Welfare for the Rich

In an op-ed in the Washington Post Elizabeth Bruenig complains about federal transfer payments made to people who aren’t poor:

The lion’s share of poor people are elderly, children or disabled persons; another chunk are caregivers. And while caregiving isn’t compensated as market labor, parents looking after children and people caring for elderly or sick family members are hardly shiftless layabouts. Being both a mother and a writer, I am well aware that the less compensated of my two jobs is the more demanding one.

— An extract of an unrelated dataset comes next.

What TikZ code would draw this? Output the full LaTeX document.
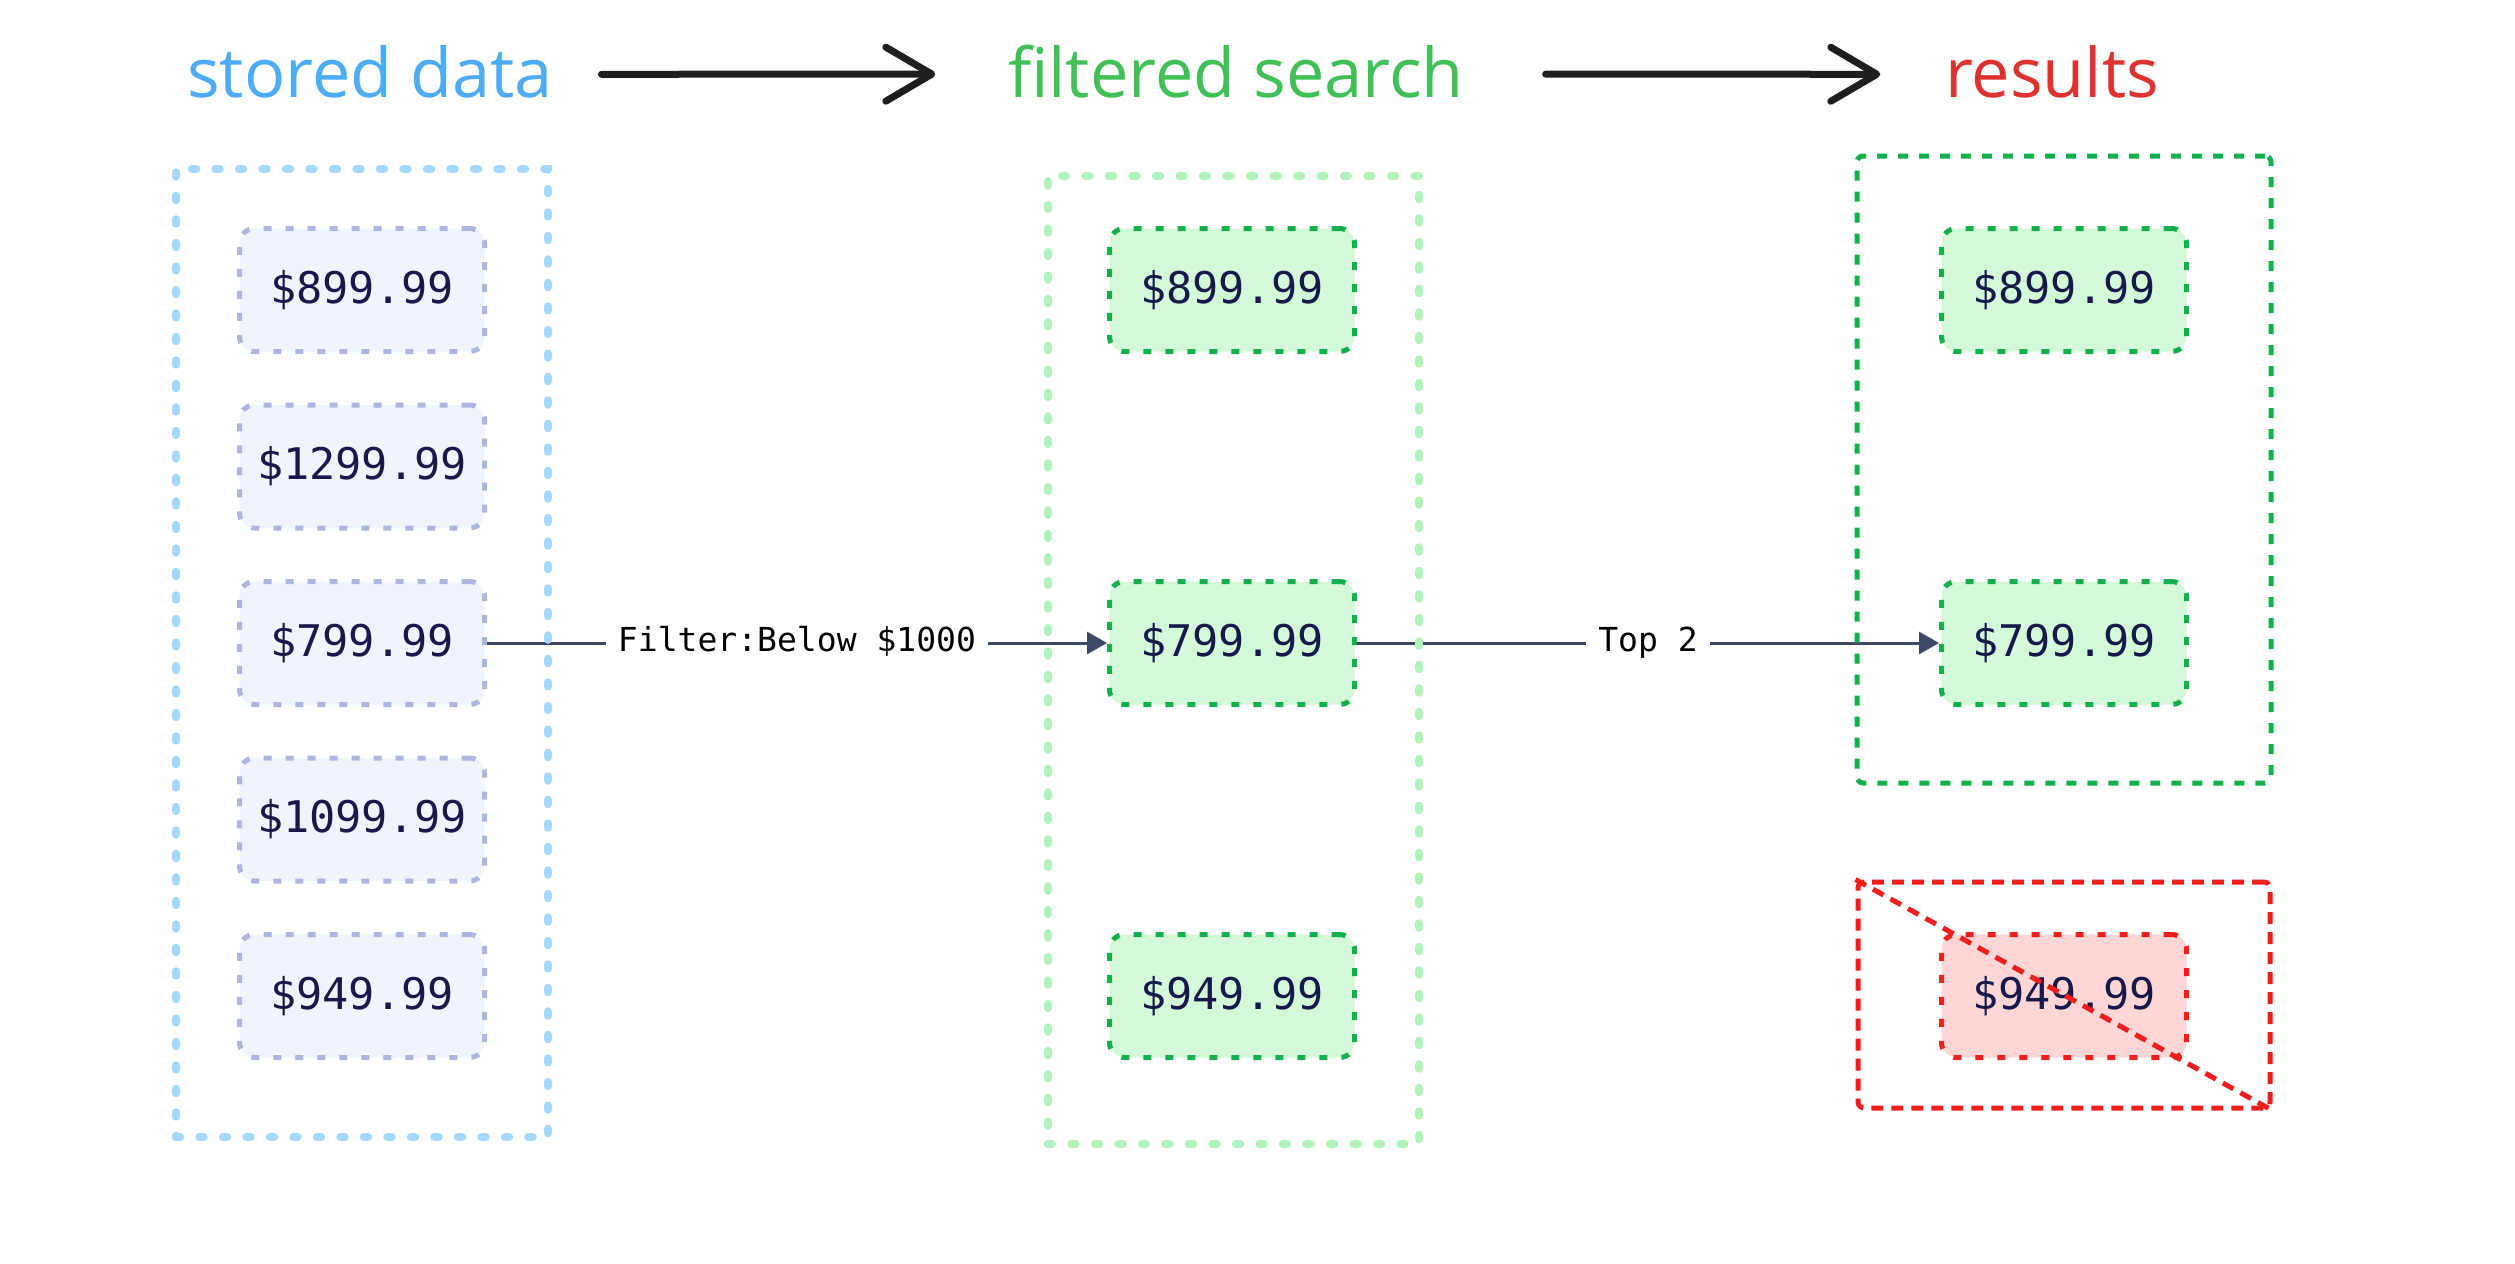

But what about that small number of people who could work but, for whatever reason, don’t? Shouldn’t they have to? Well, before deciding whether it’s morally right for them to receive income without working, consider a far larger group that takes in far more money without toil: the idle rich. They soak up plenty of unearned money from the economy, in the form of rent, dividends and capital income. Salaries and wages — that is, money paid for work — only make up about 15 percent of the income of Americans making $10 million per year or more; the rest is capital income from simply owning assets.

And yet rarely do politicians inveigh against the laziness of the well-off. In fact, the government shells out huge sums of money to the rich every year through tax breaks and subsidies. As Syracuse University professor Christopher Faricy points out in his book “Welfare for the Wealthy,” the federal government is hardly generous with the poor alone. In 2016, for instance, Social Security kept 26.1 million people out of poverty to the tune of $911.4 billion paid out in disability and old-age pensions; during that same year, federal tax subsidies for the pensions of the more affluent totaled $179.9 billion. Faricy observes that the same pattern holds in health care and education: While the government spent some $200 billion on Medicaid that year, it also spent $120 billion subsidizing employer-based health insurance; and while students whose families make under $20,000 per year are the main beneficiaries of federal Pell grants, households that earn between $100,000 and $200,000 receive roughly 50 percent of the benefits of college tuition-and-fee tax deductions.

In principle I’m in agreement with her implied point. Public charity should be limited to the poor. Benefits like Social Security and Medicare should be means-tested.

As it turns out they are. Social Security and Medicare benefits are taxed on a progressive basis. That’s a de facto method of means-testing, explained in full here. I would go farther. I think that the ceiling on wages on which payroll taxes are levied should be raised, at least to the income level of those earning more than three standard deviations above median income, presently around $250,000. The same approach should be used with respect to the subsidies paid for employer-based health care insurance and Pell grants (if they aren’t already—I’m not an authority on either system). The same should be the case for the home mortgage interest deduction. Reducing the cap on the deductibility of home mortgage interest is one of the features of the tax reform bill recently signed into law and it’s an aspect of it of which I approve.

But the big ticket items are Social Security benefits, Medicare benefits, and home mortgage deduction. In other words Ms. Bruenig is arguing in favor of reforms which are mostly already in place. They just don’t show up in the way she’s doing her accounting. That’s one of the problems in having a system as complicated as ours.

We haven’t even touched on other important questions. There are public employees receiving million dollar public pensions. Shouldn’t those be capped at a much lower level? Medicare checks aren’t cut to beneficiaries—they’re “reimbursements” paid to providers. Should there be a cap on those, too?